What is the race you see there?  If we get EINTR/ERESTART from msleep,
the loop inside umtxq_sleep() is not re-entered, and we do not sleep waiting
for the chain to become unbusy anymore.  Even if there is a wakeup on the
chain, before or after we acquired the lock, it does not matter for us
since we are not going to sleep on it anymore.
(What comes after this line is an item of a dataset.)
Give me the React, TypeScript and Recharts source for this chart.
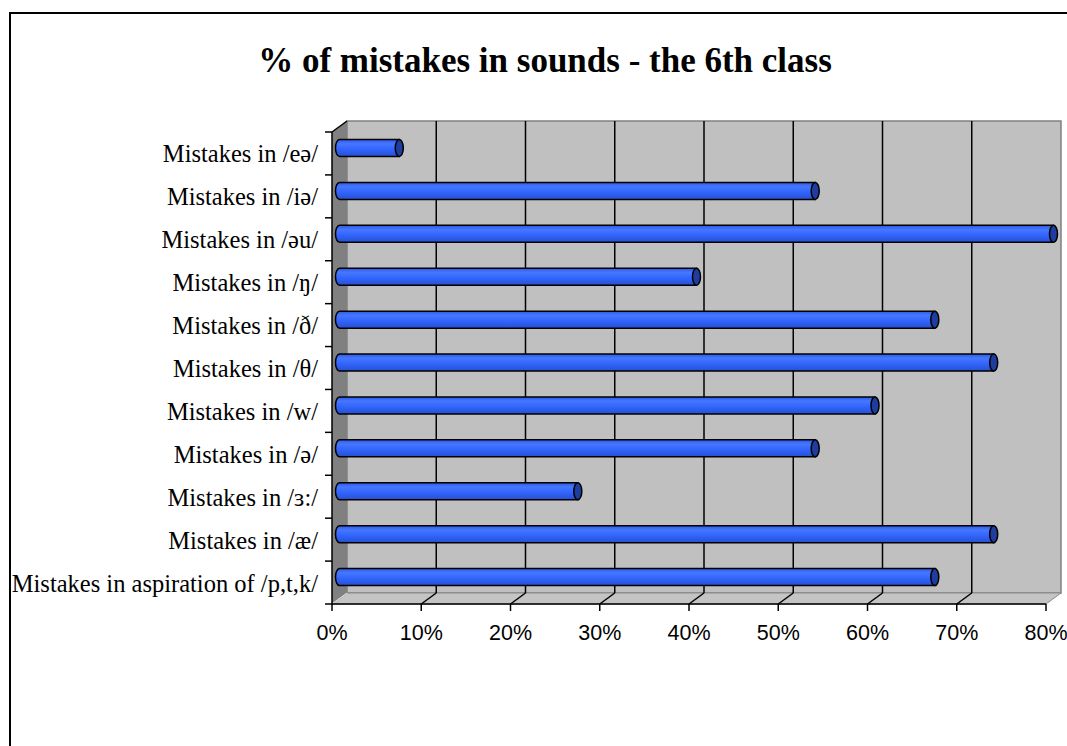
import React from 'react';
import { BarChart, Bar, XAxis, YAxis, CartesianGrid } from 'recharts';

// Sounds, top row first
const SOUNDS = [
    'Mistakes in /eə/',
    'Mistakes in /iə/',
    'Mistakes in /əu/',
    'Mistakes in /ŋ/',
    'Mistakes in /ð/',
    'Mistakes in /θ/',
    'Mistakes in /w/',
    'Mistakes in /ə/',
    'Mistakes in /ɜ:/',
    'Mistakes in /æ/',
    'Mistakes in aspiration of /p,t,k/',
];

// Share of pupils with mistakes, %
const MISTAKES = [6.7, 53.3, 80, 40, 66.7, 73.3, 60, 53.3, 26.7, 73.3, 66.7];

const PERCENT_TICKS = [0, 10, 20, 30, 40, 50, 60, 70, 80];

const data = SOUNDS.map((sound, i) => ({ sound, value: MISTAKES[i] }));

// Layout
const W = 1067;
const H = 746;
const MARGIN = { top: 132, right: 21, bottom: 112, left: 0 };
const Y_AXIS_W = 332;
const X_AXIS_H = 30;
const PL = MARGIN.left + Y_AXIS_W;
const PT = MARGIN.top;
const PR = W - MARGIN.right;
const PB = H - MARGIN.bottom - X_AXIS_H;
const PW = PR - PL;
const PH = PB - PT;

// 3D depth of the walls
const DX = 15;
const DY = -11;

const SERIF = '"Liberation Serif", "Times New Roman", serif';
const SANS = '"Liberation Sans", Arial, sans-serif';

// back wall, side wall and floor under the chart
const Walls = () => {
    const bandH = PH / SOUNDS.length;
    return (
        <svg width={W} height={H} style={{ position: 'absolute', left: 0, top: 0 }}>
            <defs>
                <linearGradient id="tube" x1="0" y1="0" x2="0" y2="1">
                    <stop offset="0%" stopColor="#2d5ae6" />
                    <stop offset="25%" stopColor="#4677ff" />
                    <stop offset="55%" stopColor="#3366ff" />
                    <stop offset="100%" stopColor="#2650d2" />
                </linearGradient>
            </defs>
            <rect x={PL + DX} y={PT + DY} width={PW} height={PH} fill="#c0c0c0" stroke="#808080" strokeWidth={1.5} />
            <polygon
                points={`${PL},${PT} ${PL + DX},${PT + DY} ${PL + DX},${PB + DY} ${PL},${PB}`}
                fill="#808080"
            />
            <polygon
                points={`${PL},${PB} ${PL + DX},${PB + DY} ${PR + DX},${PB + DY} ${PR},${PB}`}
                fill="#c4c4c4"
                stroke="#8a8a8a"
                strokeWidth={1}
            />
            <line x1={PL + 1} y1={PB - 1} x2={PL + DX} y2={PB + DY} stroke="#e0e0e0" strokeWidth={1} />
            <line x1={PL} y1={PT} x2={PL + DX} y2={PT + DY} stroke="#000" strokeWidth={1.5} />
            {Array.from({ length: SOUNDS.length + 1 }, (_, i) => (
                <line key={i} x1={PL - 7} x2={PL} y1={PT + i * bandH} y2={PT + i * bandH} stroke="#000" strokeWidth={1.5} />
            ))}
        </svg>
    );
};

// grid line on the back wall plus its diagonal across the floor
const gridLine = (props: any) => {
    const { x1, y1, y2, index } = props;
    if (Math.abs(x1 - PL) < 1 || Math.abs(x1 - PR) < 1) return <g key={`g-${index}-${x1}`} />;
    return (
        <g key={`g-${index}-${x1}`}>
            <line x1={x1 + DX} y1={y1 + DY} x2={x1 + DX} y2={y2 + DY} stroke="#000" strokeWidth={1.5} />
            <line x1={x1} y1={y2} x2={x1 + DX} y2={y2 + DY} stroke="#000" strokeWidth={1.5} />
        </g>
    );
};

// horizontal tube with a rounded tail and a dark end cap
const Tube = (props: any) => {
    const { x, y, width, height } = props;
    if (width == null || height == null) return null;
    const bx = x + DX / 2;
    const by = y + DY / 2;
    const ex = bx + width;
    const rx = 4;
    const ry = height / 2;
    const d = `M${bx},${by} L${ex},${by} L${ex},${by + height} L${bx},${by + height} A${rx},${ry} 0 0 1 ${bx},${by} Z`;
    return (
        <g>
            <path d={d} fill="url(#tube)" stroke="#000" strokeWidth={1.5} />
            <ellipse cx={ex} cy={by + ry} rx={rx} ry={ry} fill="#1f3d9e" stroke="#000" strokeWidth={1.5} />
        </g>
    );
};

const SoundTick = (props: any) => {
    const { x, y, payload } = props;
    return (
        <text x={x} y={y} dy={9} textAnchor="end" fill="#000" fontFamily={SERIF} fontSize={24.5}>
            {payload.value}
        </text>
    );
};

const App = () => {
    return (
        <div style={{ position: 'absolute', left: 0, top: 0, width: W, height: H, overflow: 'hidden', background: '#fff' }}>
            <div
                style={{
                    position: 'absolute', left: 9, top: 12, width: W, height: H,
                    border: '2px solid #000', boxSizing: 'border-box',
                }}
            />
            <div
                style={{
                    position: 'absolute', left: 0, top: 43, width: 1090, textAlign: 'center',
                    fontFamily: SERIF, fontWeight: 'bold', fontSize: 35, lineHeight: '35px', color: '#000',
                }}
            >
                % of mistakes in sounds - the 6th class
            </div>
            <Walls />
            <div style={{ position: 'absolute', left: 0, top: 0 }}>
                <BarChart width={W} height={H} data={data} layout="vertical" margin={MARGIN} barSize={17}>
                    <CartesianGrid horizontal={false} vertical={gridLine} />
                    <XAxis
                        type="number"
                        domain={[0, 80]}
                        ticks={PERCENT_TICKS}
                        tickFormatter={(v) => `${v}%`}
                        height={X_AXIS_H}
                        tickSize={7}
                        tickMargin={14}
                        axisLine={{ stroke: '#000', strokeWidth: 1.5 }}
                        tickLine={{ stroke: '#000', strokeWidth: 1.5 }}
                        tick={{ fill: '#000', fontSize: 21.5, fontFamily: SANS }}
                        interval={0}
                    />
                    <YAxis
                        type="category"
                        dataKey="sound"
                        width={Y_AXIS_W}
                        tickSize={0}
                        tickMargin={14}
                        tickLine={false}
                        axisLine={{ stroke: '#000', strokeWidth: 1.5 }}
                        tick={<SoundTick />}
                        interval={0}
                    />
                    <Bar dataKey="value" shape={<Tube />} isAnimationActive={false} />
                </BarChart>
            </div>
        </div>
    );
};

export default App;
Yes, it is up to the caller to decide what to do with EINTR/ERESTART.  Some
umtx ops are specified to not react abruptly to signals, they should finish
the op anyway.  For such ops, specific checks for stops and exit requests
are still needed.

> 
> > 2. If you insist on accessing userspace pages while owning non-sleepable
> > locks, or even sleepable locks which do not compose cleanly with whole
> > VM+VFS+network (the later due to NFS) locking protocols, we do have a
> > technique that can be used.  Althought it is complicated and sometimes
> > slow.
> > 
> > You already noted half of it above, namely disable of the page faults and
> > copyin_nofault-like operations.  Second half is prefaulting, which is
> > done by vm_fault_quick_hold_pages().  There are two ways you can use it.
> > 
> > Either you hold the target userspace page, then remap it into KVA and
> > access userspace object through the kernel mapping.  This assumes that
> > the object fits into page, also it does not interact with parallel forks
> > and CoW, which you either have to accept to recheck after.  The usual
> > races, e.g. userspace remapping the held (actually wired) page under us,
> > is there, of course, but it is a race anyway.
> > 
> > Or, you hold the page but still access it using copyin_nofault.  Then any
> > reported error from copyin becomes fatal instead of an indicator to retry.
> > Error can happen for the same reason, because userspace could unmap or
> > remap this address under us.
> > 
> > Umtx implementation only uses busy on chains, might be because _nofault+
> > vm_fault_quick_hold() appeared later.